Oh I feel like I’m sounding like the Grinch….I really am a Christmas lover. You know the people who turn up with reindeer ears on their heads and Christmas carols playing from their cars…. and the gifts that are wrapped with three different kinds of ribbon with an ornament on top…. yup that’s me!!!! But what I love more is my family, and my babies having the childhood that they so deserve.
When children are overwhelmed by busyness and choice, they lose the precious time they need to explore, play and release tension. Children need this time to develop creativity, imagination and self directed learning.
Mama Being Frank….The biggest gift we hope to give our children this year is their childhood. A Christmas where there main focus is to be silly, fun, loving kids who feel connected with the people in the world around them. By providing balance and actively trying to protect them from falling into ‘excess’. And by also modeling to them how to be gracious during a time of year, where a gift from each person you see has become expected rather than appreciated.

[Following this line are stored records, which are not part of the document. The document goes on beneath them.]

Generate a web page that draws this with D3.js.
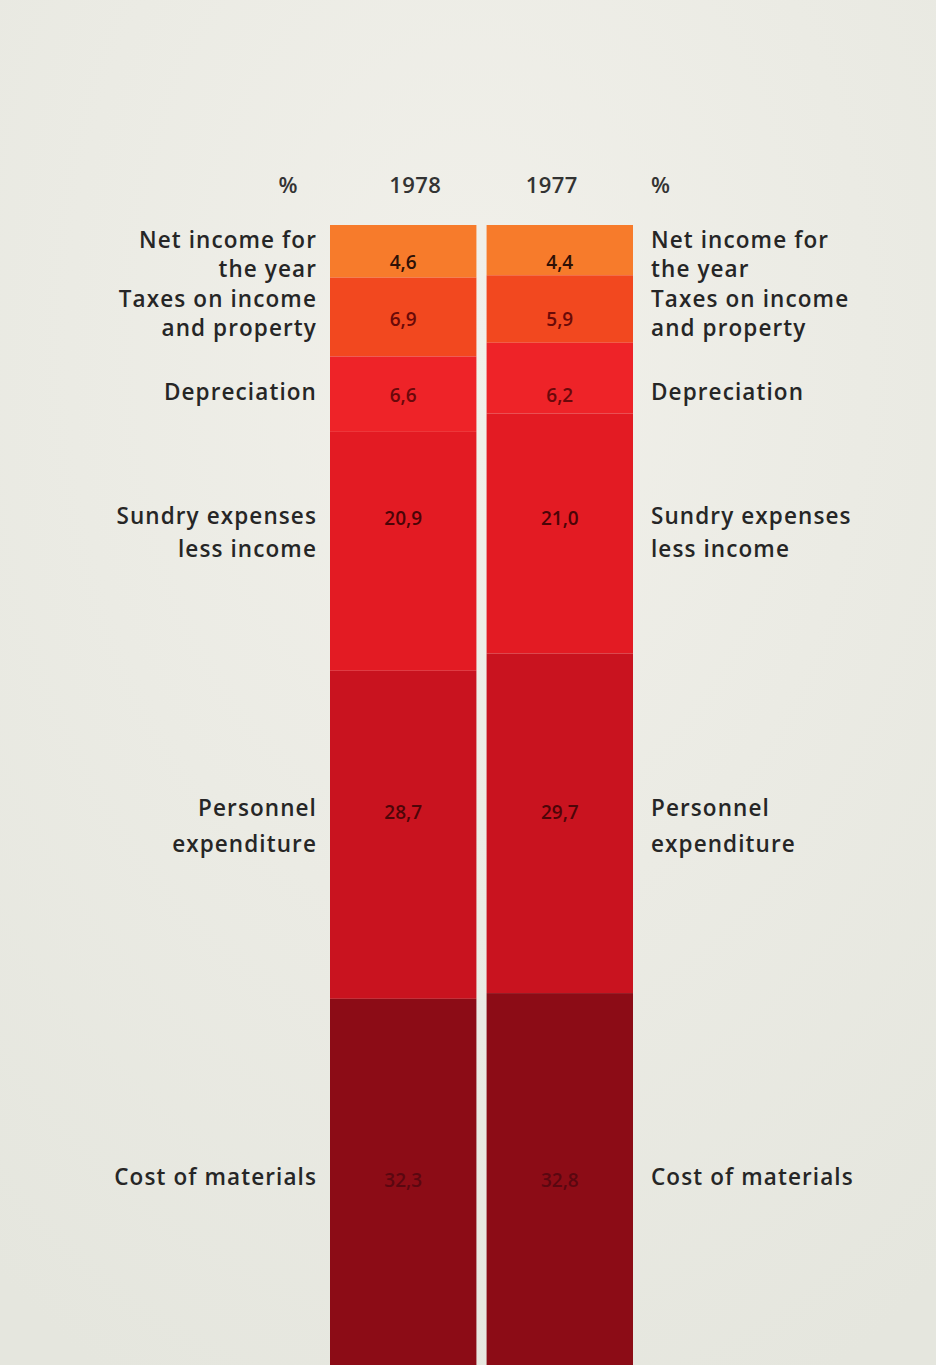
<!DOCTYPE html>
<html>
<head>
<meta charset="utf-8">
<script src="https://cdn.jsdelivr.net/npm/d3@7"></script>
<style>
  html, body { margin: 0; padding: 0; background: #ecebe4; }
  svg { display: block; }
  text { font-family: "Open Sans", "Liberation Sans", sans-serif; }
</style>
</head>
<body>
<svg id="chart" width="936" height="1365"></svg>
<script>
// Breakdown of expenditure, in percent of total, top to bottom
const categories = [
  ["Net income for", "the year"],
  ["Taxes on income", "and property"],
  ["Depreciation"],
  ["Sundry expenses", "less income"],
  ["Personnel", "expenditure"],
  ["Cost of materials"]
];
const years = ["1978", "1977"];
const values1978 = [4.6, 6.9, 6.6, 20.9, 28.7, 32.3];
const values1977 = [4.4, 5.9, 6.2, 21.0, 29.7, 32.8];
const headerLabels = ["%", "1978", "1977", "%"];

const svg = d3.select("#chart");
const W = 936, H = 1365;

// soft paper tone
const defs = svg.append("defs");
const grad = defs.append("radialGradient").attr("id", "paper")
  .attr("cx", "50%").attr("cy", "25%").attr("r", "85%");
grad.append("stop").attr("offset", "0%").attr("stop-color", "#f1f0ea");
grad.append("stop").attr("offset", "100%").attr("stop-color", "#e5e6de");
svg.append("rect").attr("width", W).attr("height", H).attr("fill", "url(#paper)");

const colors = ["#f77b2b", "#f2481f", "#ee2328", "#e31b23", "#c9131f", "#8c0c16"];
const valueColors = ["#2e1006", "#6a0a08", "#6a080a", "#4a0407", "#4e0508", "#5a0710"];

const x = d3.scaleBand().domain(years).range([330, 633]).paddingInner(0.065);
const y = d3.scaleLinear().domain([0, 100]).range([225, 1368]);

// vertical anchors for the row labels (first line baseline) and the values
const rowY = [248, 307, 400, 524, 816, 1185];
const lineGap = [29, 29, 0, 33, 36, 0];
const valueY = [262, 319, 395, 518, 812, 1180];

function stack(vals) {
  let acc = 0;
  return vals.map((v, i) => { const s = acc; acc += v; return { i, v, y0: s, y1: acc }; });
}

const series = [
  { year: "1978", segs: stack(values1978) },
  { year: "1977", segs: stack(values1977) }
];

const bars = svg.selectAll("g.bar").data(series).enter().append("g").attr("class", "bar");
bars.selectAll("rect").data(d => d.segs.map(s => ({ ...s, year: d.year }))).enter()
  .append("rect")
  .attr("x", d => x(d.year))
  .attr("width", x.bandwidth())
  .attr("y", d => y(d.y0))
  .attr("height", d => y(d.y1) - y(d.y0))
  .attr("fill", d => colors[d.i]);

// values inside the bars
bars.selectAll("text.val").data(d => d.segs.map(s => ({ ...s, year: d.year }))).enter()
  .append("text").attr("class", "val")
  .attr("x", d => x(d.year) + x.bandwidth() / 2)
  .attr("y", d => valueY[d.i])
  .attr("dominant-baseline", "central")
  .attr("text-anchor", "middle")
  .attr("font-size", 19)
  .attr("font-weight", 600)
  .attr("fill", d => valueColors[d.i])
  .text(d => d3.format(".1f")(d.v).replace(".", ","));

// header row
const headerX = [x("1978") - 32, x("1978") + x.bandwidth() / 2 + 12, x("1977") + x.bandwidth() / 2 - 8, x("1977") + x.bandwidth() + 18];
const headerAnchor = ["end", "middle", "middle", "start"];
svg.selectAll("text.head").data(headerLabels).enter().append("text")
  .attr("class", "head")
  .attr("x", (d, i) => headerX[i])
  .attr("y", 193)
  .attr("text-anchor", (d, i) => headerAnchor[i])
  .attr("font-size", 22)
  .attr("font-weight", 600)
  .attr("letter-spacing", 0.4)
  .attr("fill", "#333")
  .text(d => d);

// row labels on both sides
function sideLabels(xPos, anchor) {
  const g = svg.append("g");
  categories.forEach((lines, i) => {
    const t = g.append("text")
      .attr("x", xPos)
      .attr("y", rowY[i])
      .attr("text-anchor", anchor)
      .attr("font-size", 22.5)
      .attr("font-weight", 600)
      .attr("letter-spacing", 1.1)
      .attr("fill", "#262626");
    lines.forEach((ln, j) => {
      t.append("tspan").attr("x", xPos).attr("dy", j === 0 ? 0 : lineGap[i]).text(ln);
    });
  });
}
sideLabels(317, "end");
sideLabels(651, "start");
</script>
</body>
</html>
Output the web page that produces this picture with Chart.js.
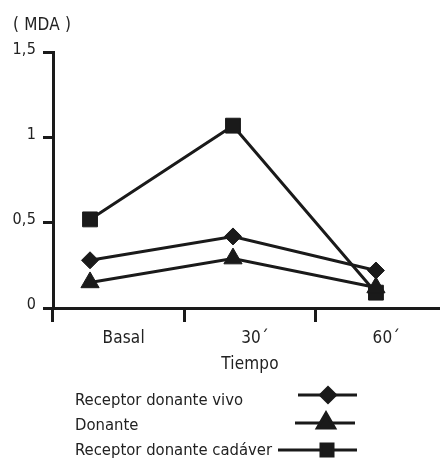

So this Christmas, we are going to remain focused on simplicity, in an attempt to allow space for our children to experience gratitude, thankfulness, and the joy of giving. For us this means, simplifying the gift giving and introducing family traditions that foster graciousness and thoughtfulness; sending anonymous Christmas cards to a stranger, filling their Santa sack with some of their pre loved toys and giving to those less fortunate.. in turn allowing us as parents, some space to breathe in the enjoyment that is Christmas. And giving our children the best gift, a gift where they have the space to really connect with the moment, and store everlasting memories filled with love and fun.